Copy everything in the data below exactly except the pictures.

[Start of Information provided]

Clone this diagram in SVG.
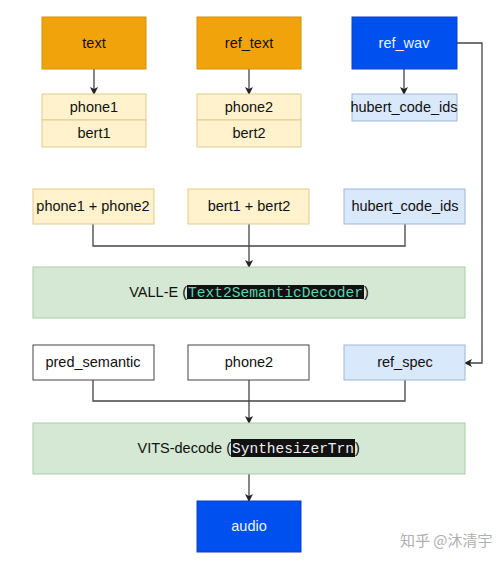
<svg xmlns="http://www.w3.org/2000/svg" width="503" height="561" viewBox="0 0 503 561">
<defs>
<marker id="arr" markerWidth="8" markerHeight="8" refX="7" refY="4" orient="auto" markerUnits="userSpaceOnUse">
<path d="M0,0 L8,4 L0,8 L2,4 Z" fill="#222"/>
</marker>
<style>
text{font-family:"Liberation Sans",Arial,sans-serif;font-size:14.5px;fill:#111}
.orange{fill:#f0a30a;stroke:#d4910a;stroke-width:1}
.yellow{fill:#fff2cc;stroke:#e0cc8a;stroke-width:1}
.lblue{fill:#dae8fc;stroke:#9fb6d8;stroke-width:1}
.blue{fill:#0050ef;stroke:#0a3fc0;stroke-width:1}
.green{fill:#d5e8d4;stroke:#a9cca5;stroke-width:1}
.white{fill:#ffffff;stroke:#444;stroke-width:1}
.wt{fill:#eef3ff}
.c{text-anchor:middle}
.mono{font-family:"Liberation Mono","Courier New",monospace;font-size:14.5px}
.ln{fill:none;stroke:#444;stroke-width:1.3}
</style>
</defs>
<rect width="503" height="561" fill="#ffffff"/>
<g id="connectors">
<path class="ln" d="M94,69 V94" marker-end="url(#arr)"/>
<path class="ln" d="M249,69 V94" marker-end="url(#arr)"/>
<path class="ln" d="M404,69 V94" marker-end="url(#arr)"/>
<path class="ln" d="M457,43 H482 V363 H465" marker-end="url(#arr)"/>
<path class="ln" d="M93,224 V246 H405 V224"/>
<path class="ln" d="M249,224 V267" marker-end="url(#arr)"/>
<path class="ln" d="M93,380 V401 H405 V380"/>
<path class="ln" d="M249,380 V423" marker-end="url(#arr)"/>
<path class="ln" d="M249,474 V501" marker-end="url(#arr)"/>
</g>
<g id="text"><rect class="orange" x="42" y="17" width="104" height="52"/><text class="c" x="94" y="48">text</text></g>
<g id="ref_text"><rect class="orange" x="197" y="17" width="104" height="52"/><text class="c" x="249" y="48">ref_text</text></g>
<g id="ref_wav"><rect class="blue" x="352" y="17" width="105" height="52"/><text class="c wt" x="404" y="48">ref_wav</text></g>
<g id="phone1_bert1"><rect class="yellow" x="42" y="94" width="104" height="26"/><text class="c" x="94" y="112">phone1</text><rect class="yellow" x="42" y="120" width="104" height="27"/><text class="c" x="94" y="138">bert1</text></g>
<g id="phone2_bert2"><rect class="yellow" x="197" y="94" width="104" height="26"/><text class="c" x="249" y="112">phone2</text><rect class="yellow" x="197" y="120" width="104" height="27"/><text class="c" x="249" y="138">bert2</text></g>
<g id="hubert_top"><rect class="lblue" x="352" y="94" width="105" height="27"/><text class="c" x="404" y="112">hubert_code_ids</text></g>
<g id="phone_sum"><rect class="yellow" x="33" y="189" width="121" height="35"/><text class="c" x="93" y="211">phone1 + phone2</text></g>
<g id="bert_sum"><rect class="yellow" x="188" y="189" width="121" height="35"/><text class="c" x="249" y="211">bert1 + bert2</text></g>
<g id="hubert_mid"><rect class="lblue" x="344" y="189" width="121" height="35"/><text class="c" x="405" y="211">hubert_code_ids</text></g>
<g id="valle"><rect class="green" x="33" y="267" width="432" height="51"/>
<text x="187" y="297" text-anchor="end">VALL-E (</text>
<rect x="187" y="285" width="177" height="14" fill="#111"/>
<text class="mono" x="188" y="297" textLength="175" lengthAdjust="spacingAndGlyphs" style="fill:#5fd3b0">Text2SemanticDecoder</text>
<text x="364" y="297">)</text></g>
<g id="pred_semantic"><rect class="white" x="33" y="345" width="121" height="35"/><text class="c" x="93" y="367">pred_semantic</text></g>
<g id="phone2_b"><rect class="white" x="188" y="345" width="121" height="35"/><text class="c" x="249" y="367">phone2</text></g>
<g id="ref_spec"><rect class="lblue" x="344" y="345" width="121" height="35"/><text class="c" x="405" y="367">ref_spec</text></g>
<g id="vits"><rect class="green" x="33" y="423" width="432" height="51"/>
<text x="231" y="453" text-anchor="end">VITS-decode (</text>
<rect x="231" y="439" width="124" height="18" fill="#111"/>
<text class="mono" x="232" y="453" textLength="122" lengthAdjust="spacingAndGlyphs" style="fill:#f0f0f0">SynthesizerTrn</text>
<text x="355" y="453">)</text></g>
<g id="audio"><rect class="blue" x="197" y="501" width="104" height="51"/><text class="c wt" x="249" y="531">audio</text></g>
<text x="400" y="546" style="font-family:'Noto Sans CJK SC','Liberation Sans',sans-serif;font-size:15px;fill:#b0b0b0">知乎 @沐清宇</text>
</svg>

[End of Information provided]

_Written answer_.
Clone this diagram in SVG.
<svg xmlns="http://www.w3.org/2000/svg" width="503" height="561" viewBox="0 0 503 561">
<defs>
<marker id="arr" markerWidth="8" markerHeight="8" refX="7" refY="4" orient="auto" markerUnits="userSpaceOnUse">
<path d="M0,0 L8,4 L0,8 L2,4 Z" fill="#222"/>
</marker>
<style>
text{font-family:"Liberation Sans",Arial,sans-serif;font-size:14.5px;fill:#111}
.orange{fill:#f0a30a;stroke:#d4910a;stroke-width:1}
.yellow{fill:#fff2cc;stroke:#e0cc8a;stroke-width:1}
.lblue{fill:#dae8fc;stroke:#9fb6d8;stroke-width:1}
.blue{fill:#0050ef;stroke:#0a3fc0;stroke-width:1}
.green{fill:#d5e8d4;stroke:#a9cca5;stroke-width:1}
.white{fill:#ffffff;stroke:#444;stroke-width:1}
.wt{fill:#eef3ff}
.c{text-anchor:middle}
.mono{font-family:"Liberation Mono","Courier New",monospace;font-size:14.5px}
.ln{fill:none;stroke:#444;stroke-width:1.3}
</style>
</defs>
<rect width="503" height="561" fill="#ffffff"/>
<g id="connectors">
<path class="ln" d="M94,69 V94" marker-end="url(#arr)"/>
<path class="ln" d="M249,69 V94" marker-end="url(#arr)"/>
<path class="ln" d="M404,69 V94" marker-end="url(#arr)"/>
<path class="ln" d="M457,43 H482 V363 H465" marker-end="url(#arr)"/>
<path class="ln" d="M93,224 V246 H405 V224"/>
<path class="ln" d="M249,224 V267" marker-end="url(#arr)"/>
<path class="ln" d="M93,380 V401 H405 V380"/>
<path class="ln" d="M249,380 V423" marker-end="url(#arr)"/>
<path class="ln" d="M249,474 V501" marker-end="url(#arr)"/>
</g>
<g id="text"><rect class="orange" x="42" y="17" width="104" height="52"/><text class="c" x="94" y="48">text</text></g>
<g id="ref_text"><rect class="orange" x="197" y="17" width="104" height="52"/><text class="c" x="249" y="48">ref_text</text></g>
<g id="ref_wav"><rect class="blue" x="352" y="17" width="105" height="52"/><text class="c wt" x="404" y="48">ref_wav</text></g>
<g id="phone1_bert1"><rect class="yellow" x="42" y="94" width="104" height="26"/><text class="c" x="94" y="112">phone1</text><rect class="yellow" x="42" y="120" width="104" height="27"/><text class="c" x="94" y="138">bert1</text></g>
<g id="phone2_bert2"><rect class="yellow" x="197" y="94" width="104" height="26"/><text class="c" x="249" y="112">phone2</text><rect class="yellow" x="197" y="120" width="104" height="27"/><text class="c" x="249" y="138">bert2</text></g>
<g id="hubert_top"><rect class="lblue" x="352" y="94" width="105" height="27"/><text class="c" x="404" y="112">hubert_code_ids</text></g>
<g id="phone_sum"><rect class="yellow" x="33" y="189" width="121" height="35"/><text class="c" x="93" y="211">phone1 + phone2</text></g>
<g id="bert_sum"><rect class="yellow" x="188" y="189" width="121" height="35"/><text class="c" x="249" y="211">bert1 + bert2</text></g>
<g id="hubert_mid"><rect class="lblue" x="344" y="189" width="121" height="35"/><text class="c" x="405" y="211">hubert_code_ids</text></g>
<g id="valle"><rect class="green" x="33" y="267" width="432" height="51"/>
<text x="187" y="297" text-anchor="end">VALL-E (</text>
<rect x="187" y="285" width="177" height="14" fill="#111"/>
<text class="mono" x="188" y="297" textLength="175" lengthAdjust="spacingAndGlyphs" style="fill:#5fd3b0">Text2SemanticDecoder</text>
<text x="364" y="297">)</text></g>
<g id="pred_semantic"><rect class="white" x="33" y="345" width="121" height="35"/><text class="c" x="93" y="367">pred_semantic</text></g>
<g id="phone2_b"><rect class="white" x="188" y="345" width="121" height="35"/><text class="c" x="249" y="367">phone2</text></g>
<g id="ref_spec"><rect class="lblue" x="344" y="345" width="121" height="35"/><text class="c" x="405" y="367">ref_spec</text></g>
<g id="vits"><rect class="green" x="33" y="423" width="432" height="51"/>
<text x="231" y="453" text-anchor="end">VITS-decode (</text>
<rect x="231" y="439" width="124" height="18" fill="#111"/>
<text class="mono" x="232" y="453" textLength="122" lengthAdjust="spacingAndGlyphs" style="fill:#f0f0f0">SynthesizerTrn</text>
<text x="355" y="453">)</text></g>
<g id="audio"><rect class="blue" x="197" y="501" width="104" height="51"/><text class="c wt" x="249" y="531">audio</text></g>
<text x="400" y="546" style="font-family:'Noto Sans CJK SC','Liberation Sans',sans-serif;font-size:15px;fill:#b0b0b0">知乎 @沐清宇</text>
</svg>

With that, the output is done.